La verdad es que no tengo mucha costumbre de asistir a funerales en general. Si muere alguien cercano, o algún familiar de alguien cercano, suelo acercarme al tanatorio a dar el pésame (a veces lo soluciono con un whatsapp bonito), pero jamás me trago el funeral en iglesia o en el cementerio.

Desgraciadamente, mi facilidad para la escritura hizo que toda la plantilla de la oficina donde trabajo decidiera que yo era la mejor persona para redactar y leer en alto unas palabras dedicadas a Ramón, un compañero nuestro muy querido que falleció recientemente. Me resistí, pero la verdad es que decidí seguir hacerlo por él, por Ramón, que era el típico tío super majete que me había alegrado más de una y de dos mañanas de horrible trabajo.

Le dí un montón de vueltas, tuve que informarme mejor sobre su familia (después de un montón de años trabajando juntos, me dí cuenta de que no presto mucha atención a las conversaciones sobre lo cotidiano, como la familia por ejemplo). Descubrí que tenía tres hijas, y no una, como yo pensaba, que su esposa era alemana y se llamaba Heidi, y que lo que más le gustaba hacer a Ramón era andar por el monte con sus dos perros labradores.

Me reblandecí mogollón con su historia: las fotos de su facebook mostraban un Ramón siempre sonriente y siempre acompañado, así que imaginé que el funeral estaría abarrotado, como suele ser cuando muere alguien relativamente joven.

Era un funeral “civil”, en el único cementerio que hay en mi ciudad, pero tuve que mirar cómo se iba por GPS, porque ni idea de dónde estaba.

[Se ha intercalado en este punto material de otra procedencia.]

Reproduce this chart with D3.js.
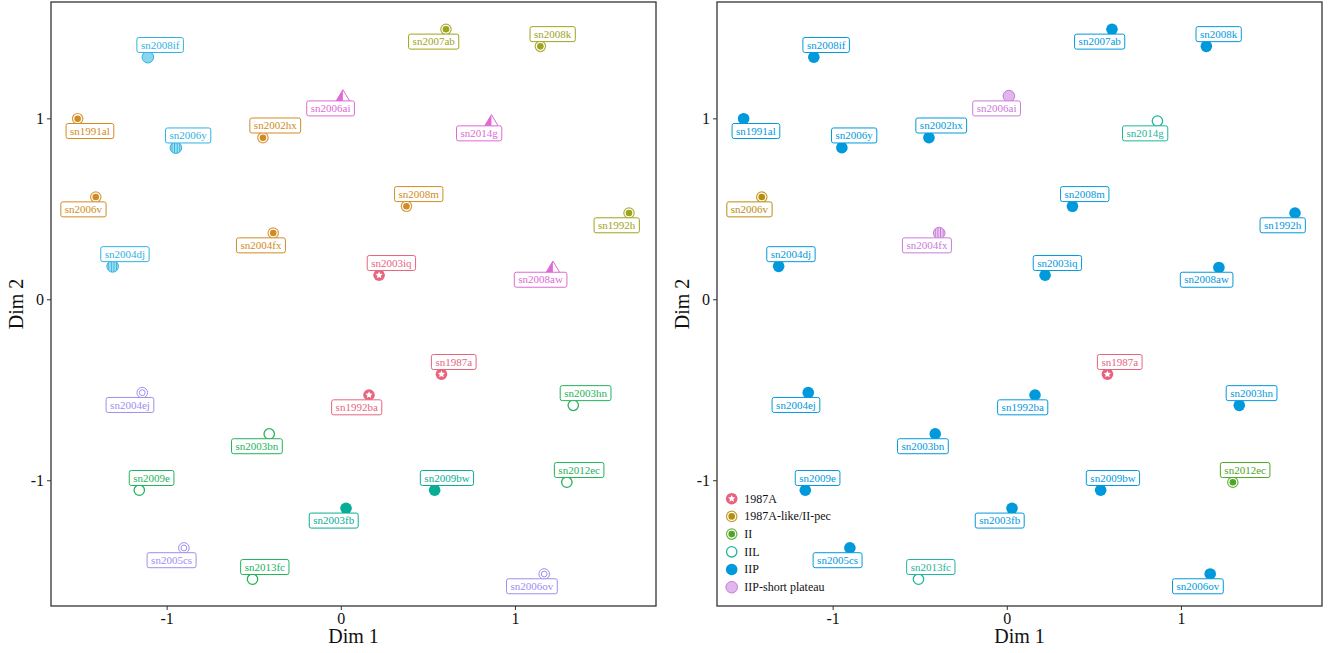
<!DOCTYPE html>
<html>
<head>
<meta charset="utf-8">
<script src="https://cdn.jsdelivr.net/npm/d3@7"></script>
<style>
  body { margin: 0; background: #fff; }
  svg { display: block; font-family: "Liberation Serif", "Times New Roman", serif; }
</style>
</head>
<body>
<svg id="chart" width="1336" height="653"></svg>
<script>
// Supernova light-curve embedding: two coordinates per object
const names = ["sn2008if","sn1991al","sn2006y","sn2002hx","sn2006ai","sn2006v","sn2007ab","sn2008k","sn2014g",
  "sn2008m","sn1992h","sn2004fx","sn2004dj","sn2004ej","sn2003iq","sn2008aw","sn1987a","sn1992ba",
  "sn2003hn","sn2003bn","sn2009e","sn2003fb","sn2005cs","sn2013fc","sn2009bw","sn2012ec","sn2006ov"];
const dim1 = [-1.108,-1.511,-0.947,-0.447,0.012,-1.407,0.604,1.146,0.865,
  0.377,1.655,-0.388,-1.310,-1.140,0.220,1.218,0.578,0.162,
  1.335,-0.411,-1.157,0.030,-0.901,-0.507,0.539,1.298,1.168];
const dim2 = [1.338,0.998,0.838,0.893,1.123,0.565,1.492,1.398,0.985,
  0.514,0.477,0.366,0.182,-0.516,0.133,0.176,-0.414,-0.529,
  -0.586,-0.744,-1.055,-1.155,-1.374,-1.547,-1.055,-1.011,-1.518];
// where each name tag sits relative to its point
const labelSide = ["ne","se","ne","ne","sw","sw","sw","ne","sw",
  "ne","sw","sw","ne","sw","ne","sw","ne","sw",
  "ne","sw","ne","sw","sw","ne","ne","ne","sw"];

// left panel: cluster membership and marker kind
const clusterGroup = ["c5","c2","c5","c2","c4","c2","c3","c3","c4",
  "c2","c3","c2","c5","c6","c1","c4","c1","c1",
  "c7","c7","c7","c8","c6","c7","c8","c7","c6"];
const clusterMarker = ["light","ringdot","hatch","ringdot","halftri","ringdot","ringdot","ringdot","halftri",
  "ringdot","ringdot","ringdot","hatch","dring","star","halftri","star","star",
  "open","open","open","disc","dring","open","disc","open","dring"];
const clusterKeys = ["c1","c2","c3","c4","c5","c6","c7","c8"];
const clusterColors = ["#E7657F","#D18B22","#9FA31A","#DE6AD5","#2DB3E2","#9E8EF0","#22B35B","#07AD95"];

// right panel: spectroscopic type
const snType = ["IIP","IIP","IIP","IIP","IIP-short plateau","1987A-like/II-pec","IIP","IIP","IIL",
  "IIP","IIP","IIP-short plateau","IIP","IIP","IIP","IIP","1987A","IIP",
  "IIP","IIP","IIP","IIP","IIP","IIL","IIP","II","IIP"];
const typeHatched = ["sn2004fx"];
const typeLevels = ["1987A","1987A-like/II-pec","II","IIL","IIP","IIP-short plateau"];
const typeColors = ["#E7627F","#BA8C0E","#4FA524","#1FB59B","#0099DC","#C97ADA"];
const typeMarkers = ["star","ringdot","ringdot","open","disc","light"];

const xTicks = [-1, 0, 1];
const yTicks = [-1, 0, 1];

const svg = d3.select("#chart");
const defs = svg.append("defs");

const plotTop = 2, plotBottom = 606;
const panels = [{ x0: 51, x1: 656 }, { x0: 717, x1: 1322 }];
const xDomain = [-1.664, 1.81];
const yDomain = [-1.695, 1.643];

const lighten = (c, t) => d3.interpolateRgb(c, "#ffffff")(t);

const hatchIds = new Map();
function hatchFill(color) {
  if (!hatchIds.has(color)) {
    const id = "hatch" + hatchIds.size;
    const p = defs.append("pattern").attr("id", id).attr("patternUnits", "userSpaceOnUse")
      .attr("width", 2.6).attr("height", 2.6);
    p.append("rect").attr("width", 2.6).attr("height", 2.6).attr("fill", lighten(color, 0.6));
    p.append("line").attr("x1", 1.3).attr("x2", 1.3).attr("y1", 0).attr("y2", 2.6)
      .attr("stroke", color).attr("stroke-width", 1);
    hatchIds.set(color, id);
  }
  return "url(#" + hatchIds.get(color) + ")";
}

function starPath(ro, ri) {
  const pts = [];
  for (let i = 0; i < 10; i++) {
    const r = i % 2 ? ri : ro;
    const a = -Math.PI / 2 + i * Math.PI / 5;
    pts.push([r * Math.cos(a), r * Math.sin(a)]);
  }
  return "M" + pts.map(p => p.join(",")).join("L") + "Z";
}

function drawMarker(g, kind, color) {
  switch (kind) {
    case "disc":
      g.append("circle").attr("r", 5.8).attr("fill", color);
      break;
    case "light":
      g.append("circle").attr("r", 5.8).attr("fill", lighten(color, 0.45)).attr("stroke", color).attr("stroke-width", 1);
      break;
    case "hatch":
      g.append("circle").attr("r", 5.8).attr("fill", hatchFill(color)).attr("stroke", color).attr("stroke-width", 1);
      break;
    case "open":
      g.append("circle").attr("r", 5.2).attr("fill", "none").attr("stroke", color).attr("stroke-width", 1.3);
      break;
    case "ringdot":
      g.append("circle").attr("r", 5.2).attr("fill", "#fff").attr("stroke", lighten(color, 0.15)).attr("stroke-width", 1.2);
      g.append("circle").attr("r", 3.3).attr("fill", color);
      break;
    case "dring":
      g.append("circle").attr("r", 5.3).attr("fill", "none").attr("stroke", color).attr("stroke-width", 1);
      g.append("circle").attr("r", 2.9).attr("fill", "none").attr("stroke", color).attr("stroke-width", 1);
      break;
    case "star":
      g.append("circle").attr("r", 5.8).attr("fill", color);
      g.append("path").attr("d", starPath(3.8, 1.8)).attr("fill", "#fff");
      break;
    case "halftri":
      g.append("path").attr("d", "M0,-6.4L-7,5.3L0,5.3Z").attr("fill", color);
      g.append("path").attr("d", "M0,-6.4L-7,5.3L7,5.3Z").attr("fill", "none")
        .attr("stroke", color).attr("stroke-width", 1).attr("stroke-linejoin", "round");
      break;
  }
}

function drawLabel(g, text, color, side) {
  const dx = side.includes("e") ? 12.3 : -12.3;
  const dy = side.includes("n") ? -12.2 : 12.3;
  const lg = g.append("g").attr("transform", `translate(${dx},${dy})`);
  const t = lg.append("text").text(text).attr("text-anchor", "middle").attr("dy", "0.33em")
    .attr("font-size", 11).attr("fill", color);
  const w = t.node().getComputedTextLength() + 8;
  lg.insert("rect", "text").attr("x", -w / 2).attr("y", -7.5).attr("width", w).attr("height", 15)
    .attr("rx", 2).attr("fill", "#fff").attr("stroke", color).attr("stroke-width", 1);
}

function drawPanel(p, colorOf, markerOf) {
  const x = d3.scaleLinear().domain(xDomain).range([p.x0, p.x1]);
  const y = d3.scaleLinear().domain(yDomain).range([plotBottom, plotTop]);
  const g = svg.append("g");

  const xa = g.append("g").attr("transform", `translate(0,${plotBottom})`)
    .call(d3.axisBottom(x).tickValues(xTicks).tickSize(4).tickFormat(d => String(d)));
  const ya = g.append("g").attr("transform", `translate(${p.x0},0)`)
    .call(d3.axisLeft(y).tickValues(yTicks).tickSize(4).tickFormat(d => String(d)));
  [xa, ya].forEach(a => {
    a.select(".domain").remove();
    a.selectAll("line").attr("stroke", "#333");
    a.selectAll("text").attr("font-size", 16).attr("fill", "#111")
      .attr("font-family", "'Liberation Serif', 'Times New Roman', serif");
  });

  g.append("rect").attr("x", p.x0).attr("y", plotTop).attr("width", p.x1 - p.x0).attr("height", plotBottom - plotTop)
    .attr("fill", "none").attr("stroke", "#333").attr("stroke-width", 1.3);

  g.append("text").attr("x", (p.x0 + p.x1) / 2).attr("y", 643).attr("text-anchor", "middle")
    .attr("font-size", 20).attr("fill", "#111").text("Dim 1");
  g.append("text").attr("transform", `translate(${p.x0 - 28},${(plotTop + plotBottom) / 2}) rotate(-90)`)
    .attr("text-anchor", "middle").attr("font-size", 20).attr("fill", "#111").text("Dim 2");

  const idx = d3.range(names.length);
  const pts = g.append("g").selectAll("g").data(idx).join("g")
    .attr("transform", i => `translate(${x(dim1[i])},${y(dim2[i])})`);
  pts.each(function (i) { drawMarker(d3.select(this), markerOf(i), colorOf(i)); });

  const labs = g.append("g").selectAll("g").data(idx).join("g")
    .attr("transform", i => `translate(${x(dim1[i])},${y(dim2[i])})`);
  labs.each(function (i) { drawLabel(d3.select(this), names[i], colorOf(i), labelSide[i]); });
  return g;
}

const clusterColor = d3.scaleOrdinal().domain(clusterKeys).range(clusterColors);
drawPanel(panels[0], i => clusterColor(clusterGroup[i]), i => clusterMarker[i]);

const typeColor = d3.scaleOrdinal().domain(typeLevels).range(typeColors);
const typeMarker = d3.scaleOrdinal().domain(typeLevels).range(typeMarkers);
const right = drawPanel(panels[1], i => typeColor(snType[i]),
  i => typeHatched.includes(names[i]) ? "hatch" : typeMarker(snType[i]));

// legend for spectroscopic types
const legend = right.append("g").attr("transform", `translate(${panels[1].x0 + 14.7},498.7)`);
typeLevels.forEach((t, k) => {
  const row = legend.append("g").attr("transform", `translate(0,${k * 17.7})`);
  drawMarker(row, typeMarkers[k], typeColors[k]);
  row.append("text").attr("x", 12.6).attr("dy", "0.33em").attr("font-size", 12).attr("fill", "#111").text(t);
});
</script>
</body>
</html>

Cuando llegué, efectivamente, tuve que acabar aparcando fatal, porque llegaba demasiado justa de tiempo, como es costumbre mía, y acabé dejándolo subido a una acera.

Entré la última, literal, y fui avanzando posiciones hasta llegar a las primeras filas, con el corazón a mil, pensando en que tenía que salir a hablar con toda aquella sala abarrotada.

Entonces me asaltaron las dudas. ¿Cuándo tenía que hablar yo exactamente?

Me dijeron que después de la familia y amigos, pero yo no sabía quiénes o cuántas eran estas personas exactamente ni cuánto iban a tardar, así que empecé a ponerme super nerviosa y volví la vista atrás en busca de mis compañeros y compañeras del trabajo, que seguro que lo tenían más claro que yo. Pero no veía a nadie. Nadie conocido, nadie que pudiera recordar de sus fotos de facebook, absolutamente todas las caras que veía eran totalmente ajenas.

A mí ya me corría un sudor frío por el cuerpo que no sabía qué hacer y juro que estuve a punto de acercarme a alguien y decirle “oye, ¿de quién es este funeral?”, pero me pareció demasiado. Así que respiré hondo, porque la gente ya empezaba a mirarme raro, tantas vueltas que estaba dando y tan nerviosa que estaba, y me quedé ahí con los brazos cruzados a ver si nombraban al fallecido.

El señor que hablaba no decía nada de la persona en sí, sino que filosofaba sobre la vida y la muerte, como hacen los curas pero omitiendo a dios y demás, y tuve que esperar a que saliera una mujer y nombrara a la pobre Maria Luisa, que en paz descanse también, para darme cuenta de que yo no estaba en el funeral correcto.

Primero entré en pánico pensando que se estaría celebrando el funeral de Ramón a la vez en alguna otra sala cercana y estarían esperando a la idiota que se había confundido de funeral, pero enseguida recordé que me habían dicho que en aquel cementerio, por su tamaño reducido, los funerales se celebraban de uno en uno, y ahí me relajé.

Esperé a que terminara, por respeto a Maria Luisa, y al llegar al coche revisé mi móvil. Me había adelantado un día.